I remember back in high school, yes I went. We played with LED's they were weak and used mostly for panels to light up say...hoist is up. The reason we used them was due to life and ease of install. Anyhow...I never thought I would see the day they are being used for this application. Now I wish I would have invested into companies that developed them.

Anyhow...I see everyone carrying LED now. Even the street lights are going to LED they are whiter and cleaner looking. I put them in my trucks for the dome light. Now I need to switch safety lights.


----------



## SnoFarmer (Oct 15, 2004)

Mark Oomkes said:


> Thanks Meg......


any time Peter ....


----------



## On a Call (Jan 14, 2015)

Meg and Peter , hmmm ?


----------



## ktfbgb (Jan 31, 2016)

Family Guy


----------



## Too Stroked (Jan 1, 2010)

To answer the question posed - but not yet answered: Yes, you do get what you pay for with LEDs.
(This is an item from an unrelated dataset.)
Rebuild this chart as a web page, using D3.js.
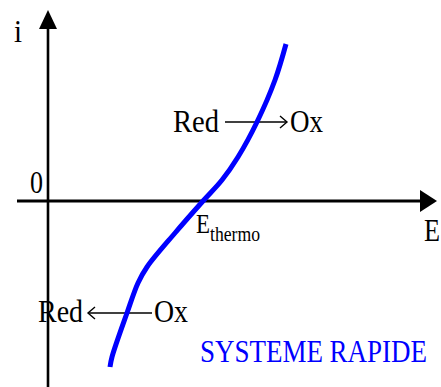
<!DOCTYPE html>
<html lang="fr">
<head>
  <meta charset="UTF-8">
  <title>Systeme rapide</title>
  <script src="https://cdn.jsdelivr.net/npm/d3@7"></script>
  <style>
    body { margin: 0; background: #fff; }
  </style>
</head>
<body>
  <svg id="chart" width="441" height="387"></svg>
  <script>
    // courbe i = f(E) (unités arbitraires)
    const potentiel = [6.2, 6.4, 7.9, 9.0, 9.9, 12.7, 15.5, 17.4, 19.0, 20.9, 22.7, 23.8];
    const courant   = [-16.6, -15.6, -11.2, -8.2, -6.6, -3.2, 0, 2.1, 4.4, 7.9, 12.1, 15.7];

    // étiquettes : texte, position (E, i), largeur en px, taille
    const labels = [
      { t: 'i', e: -3.4, i: 15.9, w: 8, size: 27 },
      { t: '0', e: -1.8, i: 0.8, w: 13, size: 27 },
      { t: 'E', e: 37.6, i: -4.0, w: 16, size: 27 },
      { t: 'Red', e: 12.5, i: 6.9, w: 46, size: 27 },
      { t: 'Ox', e: 24.2, i: 6.9, w: 33, size: 27 },
      { t: 'Red', e: -1.0, i: -12.1, w: 45, size: 27 },
      { t: 'Ox', e: 10.6, i: -12.1, w: 34, size: 27 }
    ];
    const titre = 'SYSTEME RAPIDE';

    const svg = d3.select('#chart');

    const x = d3.scaleLinear().domain([-3.1, 38.9]).range([17, 437]);
    const y = d3.scaleLinear().domain([-18.6, 19.1]).range([387, 10]);

    const data = potentiel.map((e, k) => ({ e: e, i: courant[k] }));

    // axes avec flèches
    svg.append('line')
      .attr('x1', x(-3.1)).attr('x2', x(37.2))
      .attr('y1', y(0)).attr('y2', y(0))
      .attr('stroke', '#000').attr('stroke-width', 3);
    svg.append('path')
      .attr('d', `M${x(38.9)},${y(0)} L${x(37.2)},${y(0) - 11} L${x(37.2)},${y(0) + 11} Z`)
      .attr('fill', '#000');

    svg.append('line')
      .attr('x1', x(0)).attr('x2', x(0))
      .attr('y1', y(-18.6)).attr('y2', y(17.3))
      .attr('stroke', '#000').attr('stroke-width', 2.6);
    svg.append('path')
      .attr('d', `M${x(0)},${y(19.1)} L${x(0) - 9},${y(17.2)} L${x(0) + 9},${y(17.2)} Z`)
      .attr('fill', '#000');

    // flèches Red -> Ox et Red <- Ox
    function fleche(e1, e2, iv) {
      const dir = e2 > e1 ? 1 : -1;
      svg.append('line')
        .attr('x1', x(e1)).attr('x2', x(e2))
        .attr('y1', y(iv)).attr('y2', y(iv))
        .attr('stroke', '#000').attr('stroke-width', 1.4);
      svg.append('path')
        .attr('d', `M${x(e2) - dir * 7},${y(iv) - 6} L${x(e2)},${y(iv)} L${x(e2) - dir * 7},${y(iv) + 6}`)
        .attr('fill', 'none').attr('stroke', '#000').attr('stroke-width', 1.4);
    }
    fleche(17.7, 23.9, 7.9);
    fleche(10.4, 4.0, -11.2);

    // courbe
    const line = d3.line()
      .x(d => x(d.e))
      .y(d => y(d.i))
      .curve(d3.curveCatmullRom);

    svg.append('path')
      .datum(data)
      .attr('d', line)
      .attr('fill', 'none')
      .attr('stroke', '#0000ff')
      .attr('stroke-width', 5);

    // textes (étirés verticalement comme sur l'original)
    function texte(t, px, py, w, size, color) {
      svg.append('g')
        .attr('transform', `translate(${px},${py}) scale(1,1.18)`)
        .append('text')
        .attr('x', 0).attr('y', 0)
        .attr('font-family', "'Liberation Serif', 'Times New Roman', 'DejaVu Serif', serif")
        .attr('font-size', size)
        .attr('fill', color || '#000')
        .attr('textLength', w)
        .attr('lengthAdjust', 'spacingAndGlyphs')
        .text(t);
    }
    labels.forEach(l => texte(l.t, x(l.e), y(l.i), l.w, l.size));

    // E thermo
    texte('E', x(14.8), y(-3.2), 14, 23);
    texte('thermo', x(16.2), y(-4.0), 50, 17.5);

    texte(titre, x(15.2), y(-16.1), 227, 27, '#0000ff');
  </script>
</body>
</html>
Lots of folks will tell you that their eBay specials are bright, but _everything_ looks bright when it's in your hand and pointed directly into your eyes. Truth be told, the cheap stuff looks pretty pathetic when compared with the good stuff.

As for brands, you can't go wrong with Whelen, SoundOff and Fenix. And I'll put in a plug for a local company near me - Star Warning Systems. I'd put some of their new LEDs up against the big boys for brightness.


----------



## Aerospace Eng (Mar 3, 2015)

I put a STAR 255 HTC on my articulated truck. Works great, and is auto-dimming which is great for the airport. It meets FAA brightness specifications during the day so I don't have to run around with a checkered flag attached, and then dims at night so it isn't annoying reflecting off of everything.


----------



## On a Call (Jan 14, 2015)

Okay today I was driving down 75 towards Cincinnati. Went through a construction area that had a few contractors with LED light bars. Man they were bright !!! Stood out from about a half mile. I was not able to stop and check on the manufacturer but they did look like Whelen's.


----------